Merry Gentry
- A Kiss of Shadows A Caress of Twilight Seduced by Moonlight A Stroke of Midnight Mistral's Kiss A Lick of Frost Swallowing Darkness Divine Misdemeanors A Shiver of Light
- Author: Laurell K. Hamilton
- Country: United States
- Language: English
- Genre: Horror, Erotica, Urban Fantasy
- Publisher: Del Rey
- Published: 2000–present

= Merry Gentry (series) =

Book series by Laurell K. Hamilton

The Merry Gentry series is a series of urban fantasy novels by New York Times bestselling author Laurell K. Hamilton. The series is told through the lens of the titular character Meredith "Merry" Gentry, a faerie princess turned private investigator in a world where faeries exist and are known to the general public. The first book in the series, A Kiss of Shadows, was released by Del Rey on October 3, 2000. There are currently nine books in the series (December 2025).

On July 15, 2025, Hamilton announced that the tenth Merry Gentry was in production.

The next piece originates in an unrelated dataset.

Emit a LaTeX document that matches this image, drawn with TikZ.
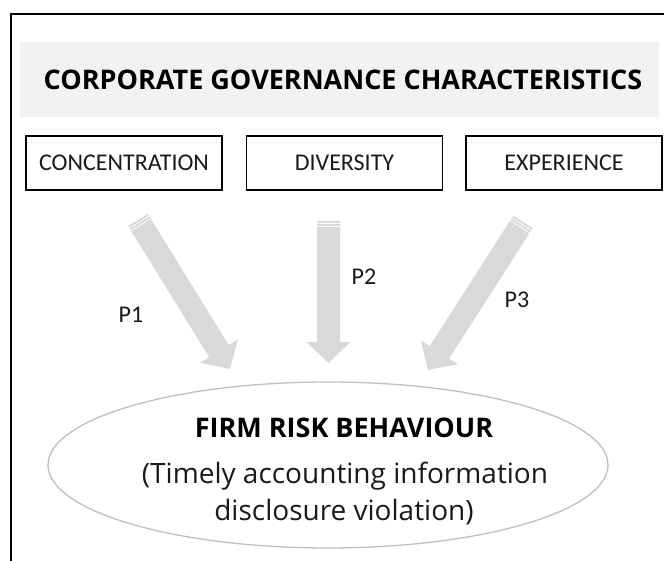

In an interview with Time magazine, Hamilton said that she saw the protagonist, Merry Gentry, as a way of exploring a character who "is totally comfortable with their sexuality" as opposed to the character of Anita Blake in her Anita Blake: Vampire Hunter series.

==Synopsis==
The series follows Princess Meredith NicEssus "Merry Gentry", a faerie princess that is forced to flee the court of her aunt Andais, the Queen of Air and Darkness and of the Unseelie fae. The first novel takes place after Merry has spent several years outside of her aunt's court out of fear of death via court sanctioned duels. Merry is soon brought back to the Unseelie Court and given the option to take her aunt's throne, but only if she can procreate before her sadistic cousin Cel can. She is allowed to take several of Andais's court guards with her and through the course of the series gains more lovers that are drawn to her side through love, friendship, power, promises for protection, and/or bargains struck with other magical creatures. Merry eventually gets involved in a series of secrets and court intrigues as she discovers that both of the rulers of the Seelie and Unseelie courts are potentially infertile, something that has the potential to keep both the followers in each court from producing new fae children. At the end of Divine Misdemeanors Merry becomes pregnant with twins, but has formed her own informal court, complete with lands and grounds that she has not fully investigated. She has also alienated herself from both the Seelie and Unseelie Courts, as she was responsible for the death of her cousin Cel of the Unseelie Courts and filed charges against her uncle Taranis, the ruler of the Seelie Court, for rape.

==Books in the series==
1. A Kiss of Shadows (2000) ISBN 978-0-345-42340-5
2. A Caress of Twilight (2002) ISBN 978-0-345-47816-0
3. Seduced by Moonlight (2004) ISBN 978-0-345-44359-5
4. A Stroke of Midnight (2005) ISBN 978-0-345-44360-1
5. Mistral's Kiss (2006) ISBN 978-0-345-44361-8
6. A Lick of Frost (2007) ISBN 978-0-345-49591-4
7. Swallowing Darkness (2008) ISBN 978-0-345-49593-8
8. Divine Misdemeanors (2009) ISBN 978-0-345-49596-9
9. A Shiver of Light (2014) ISBN 978-0-425-25566-7
10. A Glimmer of Death (2026)
11. A Ghost of Daylight (2027)

==Reception==
Critical reception for the Merry Gentry series has been mixed to positive. The earlier novels in the series received predominantly positive reviews while later novels in the series such as Divine Misdemeanors were criticized for having a "too simply resolved conclusion".